Plan Administrator’s Business Practices Testimony Prevails In COBRA Case

Defendant argues that it met its obligation to provide notice under COBRA because [it] . . .  placed in the mail to Brooks a letter explaining that he was eligible to continue his health and dental insurance coverage under COBRA (the “COBRA Notice Letter”). . . . Plaintiff makes no argument that the COBRA Notice Letter was in any way deficient for notice under COBRA. Plaintiff argues simply that Defendant has not presented sufficient evidence that the COBRA Notice Letter was actually mailed to him.

Brooks v. AAA Cooper Transp., 2011 U.S. Dist. LEXIS 28218 (S.D. Tex. Mar. 18, 2011)

The result in Brooks v. AAA Cooper Transp. is typical of cases of its kind.  The opinion contains a concise presentation of a defense to a claim that the plan administrator failed to send a COBRA notice upon termination of employment.

The Consolidated Omnibus Budget Reconciliation Act (”COBRA”) requires sponsors of group health plans to provide plan participants who lose coverage because of a “qualifying event” with the opportunity to choose to continue health care coverage on an individual basis. See 29 U.S.C. §§ 1162, 1163.

Termination of employment is a qualifying event pursuant to § 1163(2).  Thus, upon termination of a covered employee’s employment,the plan sponsor must provide written notice to the plan participant within 14 days of the date the plan was notified of the qualifying event.

In the case at bar, the parties agreed that the plaintiff’s termination of employment constituted a qualifying event.  The dispute arose over whether the defendant provided the plaintiff with the statutorily required notice.

The plaintiff contended that he did not receive the notice.  The defendant presented a letter it contended was mailed to the plaintiff.  Testimonial evidence showed the following facts:

In his deposition, the plaintiff agreed that the letter was addressed to him at his correct address, but maintained that he had not received the letter.  On the other hand, the plaintiff had no proof (and it is hard to conceive of what proof could be offered) that the defendant did not mail the notice.

The defendant offered the testimony of an employee in its benefits department.  She testified that she “personally” placed the letter in the outgoing mail. The defendant’s case is aptly summarized in the following excerpt:

Defendant argues that it met its obligation to provide notice under COBRA because on or about February 20, 2008, Courtney Deese Vickers (”Vickers”), a Benefits Specialist at ACT’s corporate headquarters, placed in the mail to Brooks a letter explaining that he was eligible to continue his health and dental insurance coverage under COBRA (the “COBRA Notice Letter”).  Vickers declares that she “personally placed this letter in [ACT’s] outgoing mail,” and attaches a signed copy of the COBRA Notice Letter, dated February 20, 2008, to her declaration.

Plaintiff makes no argument that the COBRA Notice Letter was in any way deficient for notice under COBRA.  Plaintiff argues simply that Defendant has not presented sufficient evidence that the COBRA Notice Letter was actually mailed to him.

From the foregoing comment, it is obvious that the court was not impressed with the plaintiff’s case.  At the same time, it is difficult to see what more the plaintiff could argue if the facts were as he testified.

The court holds for the Defendant, and grants summary judgment, stating:

Vickers’s evidence that she placed the COBRA Notice Letter in ACT’s “outgoing mail” on February 20, 2008, and that the letter was not ever returned as undeliverable, is sufficient to meet Defendant’s summary judgment burden.
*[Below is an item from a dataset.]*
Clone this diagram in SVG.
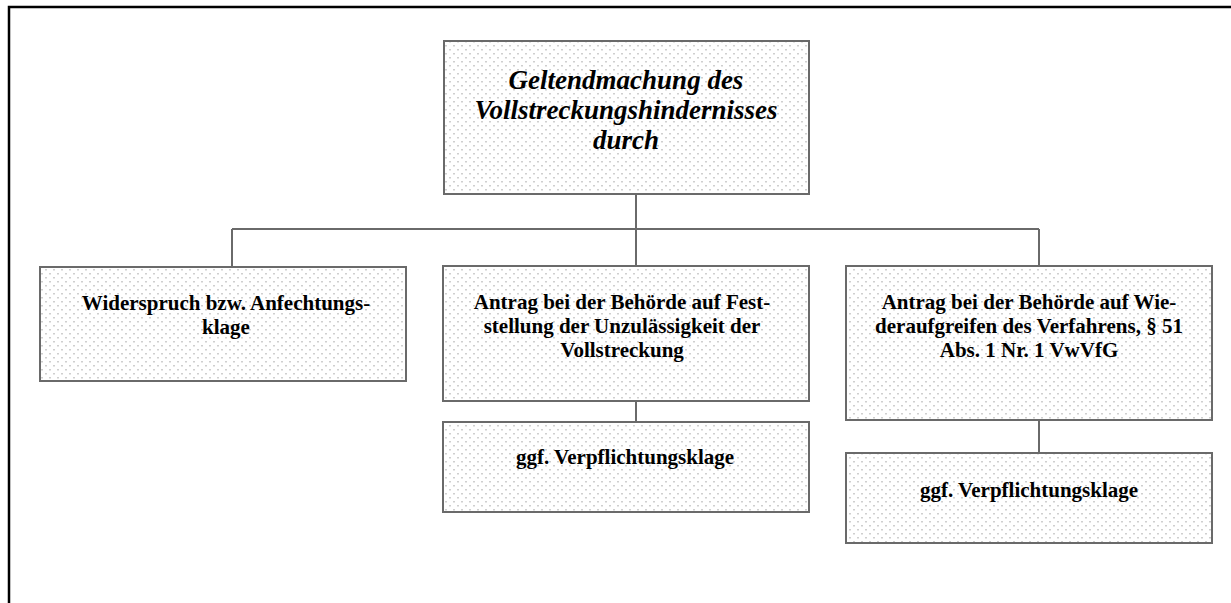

Plaintiff has provided no contrary evidence. He has no evidence suggesting that the COBRA Notice Letter was processed incorrectly, nor showing any deficiency in Defendant’s mailing system.  Plaintiff has not raised a genuine issue of material fact. As such, Defendant is entitled to summary judgment on Plaintiff’s COBRA claim.

Note: The general rule applicable to COBRA notices is as follows:

An employer has a duty to report most qualifying events, including the termination of employment, to its group health plan administrator within 30 days of the qualifying event. The plan administrator must then inform the qualified beneficiary of his rights within 14 days of being notified of the qualifying event by the employer. 29 U.S.C. § 1166(c). When an employer is also the administrator of the health plan, the employer must give detailed written notice of the availability of COBRA benefits within 44 days after the date of the qualifying event, which includes termination other than for gross misconduct. See 29 C.F.R. § 2590.606-4(b).

The more specific rule governing the facts of cases such as this one is stated in this excerpt:

Defendant relies on Degruise v. Sprint Corp., 279 F.3d 333, 336-37 (5th Cir. 2002), which stated that “employers are required to operate in good faith compliance with a reasonable interpretation of what adequate notice entails.” 279 F.3d 333, 336 (5th Cir. 2002) (internal quotation marks omitted). The Fifth Circuit further explained that employers were not “required to ensure that plan participant actually received notice.” Rather, employers are merely obligated “to use means reasonably calculated to reach plan participants.” Id.